Libre-échange ou avantages pour les puissants ?

Alors que le Congrès des Etats-Unis commence à examiner l’accord de libre-échange avec la République dominicaine et l’Amérique centrale (DR-CAFTA), un combat de titans devrait opposer les partisans du libre-échange à ceux du protectionnisme. Pourtant, cela ne doit pas dissimuler la vérité qui se cache derrière ce traité : il s’agit plus d’intérêts particuliers que de libre-échange. Le DR-CAFTA parvient en effet simultanément à escroquer les travailleurs de six pays pauvres et à mettre les Américains dans une situation dangereuse.

Certes, le développement du commerce offre de belles perspectives pour le développement et la démocratie. Mais le DR-CAFTA énonce des règles au profit de quelques-uns et aux dépens du bien-être de la majorité. Ironie du sort, le traité limite même la concurrence pour protéger certains intérêts puissants, allant ainsi à l’encontre des principes fondamentaux du libre-échange.

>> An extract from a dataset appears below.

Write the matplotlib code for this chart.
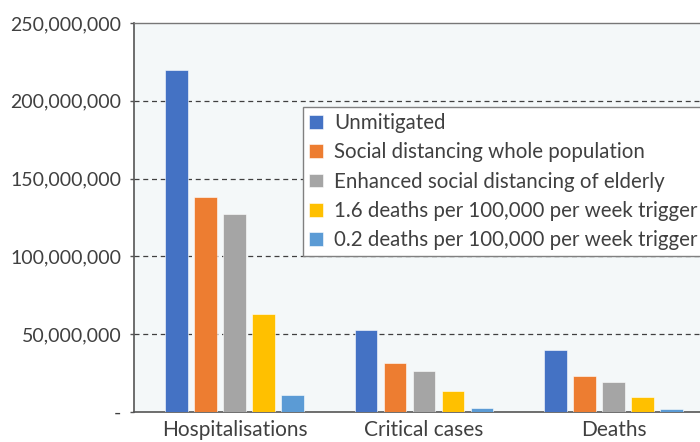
import numpy as np
import matplotlib
matplotlib.use('Agg')
from matplotlib import pyplot as plt
from matplotlib.ticker import FuncFormatter

#%% data
categories = ['Hospitalisations', 'Critical cases', 'Deaths']
scenarios = ['Unmitigated',
             'Social distancing whole population',
             'Enhanced social distancing of elderly',
             '1.6 deaths per 100,000 per week trigger',
             '0.2 deaths per 100,000 per week trigger']
unmitigated = [220e6, 52.7e6, 39.8e6]
social_dist = [138e6, 31.5e6, 23.1e6]
elderly = [127e6, 26.3e6, 19.3e6]
trigger_16 = [63e6, 13.5e6, 9.6e6]
trigger_02 = [11e6, 2.6e6, 2.0e6]
colours = ['#4472C4', '#ED7D31', '#A5A5A5', '#FFC000', '#5B9BD5']

#%% plot
plt.rcParams['font.family'] = ['Lato', 'DejaVu Sans']
txt = '#404040'
fig = plt.figure(figsize=(7, 4.42), dpi=100)
ax = fig.add_axes([134/700, 1-412/442, 566/700, 389/442])
ax.set_facecolor('#F4F8F9')

x = np.arange(len(categories))
w = 0.121
step = 0.153
series = [unmitigated, social_dist, elderly, trigger_16, trigger_02]
for i, (vals, lab, c) in enumerate(zip(series, scenarios, colours)):
    ax.bar(x + (i-2)*step, vals, width=w, color=c, label=lab,
           edgecolor='#FFFFFF', linewidth=0.4, zorder=3)

ax.set_xlim(-0.53, 2.456)
ax.set_ylim(0, 250e6)
ax.set_yticks(np.arange(0, 250e6+1, 50e6))
ax.yaxis.set_major_formatter(FuncFormatter(lambda v, p: '-' if v == 0 else f'{v:,.0f}'))
ax.set_xticks(x)
ax.set_xticklabels(categories)
ax.tick_params(axis='y', labelsize=14, colors=txt, length=3, width=1, pad=6, color='#555555')
ax.tick_params(axis='x', labelsize=15, colors=txt, length=0, pad=6)
for yv in np.arange(50e6, 250e6, 50e6):
    ax.axhline(yv, color='#404040', ls=(0, (4, 3)), lw=0.9, zorder=1)

for s in ['left', 'bottom']:
    ax.spines[s].set_color('#555555')
    ax.spines[s].set_linewidth(1.2)
ax.spines['top'].set_color('#777777')
ax.spines['top'].set_linewidth(1.0)
ax.spines['right'].set_visible(False)

leg = ax.legend(loc='upper left', bbox_to_anchor=(303/700, 1-107/442),
                bbox_transform=fig.transFigure, fontsize=14.8, frameon=True,
                fancybox=False, edgecolor='#808080', framealpha=1,
                handlelength=0.65, handleheight=0.65, handletextpad=0.55,
                labelspacing=0.45, borderpad=0.3, borderaxespad=0)
leg.get_frame().set_linewidth(1.0)
for t in leg.get_texts():
    t.set_color(txt)

fig.savefig('out.png', dpi=100)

Pour les compagnies pharmaceutiques américaines par exemple, cet accord prolonge la période d’exclusivité des marques, en retardant l’arrivée des médicaments génériques sur le marché et en limitant donc la concurrence. En Amérique centrale, cela signifierait une envolée des prix des médicaments, qui pèserait lourdement sur les budgets et les systèmes de santé, et reviendrait pour beaucoup à une condamnation à mort.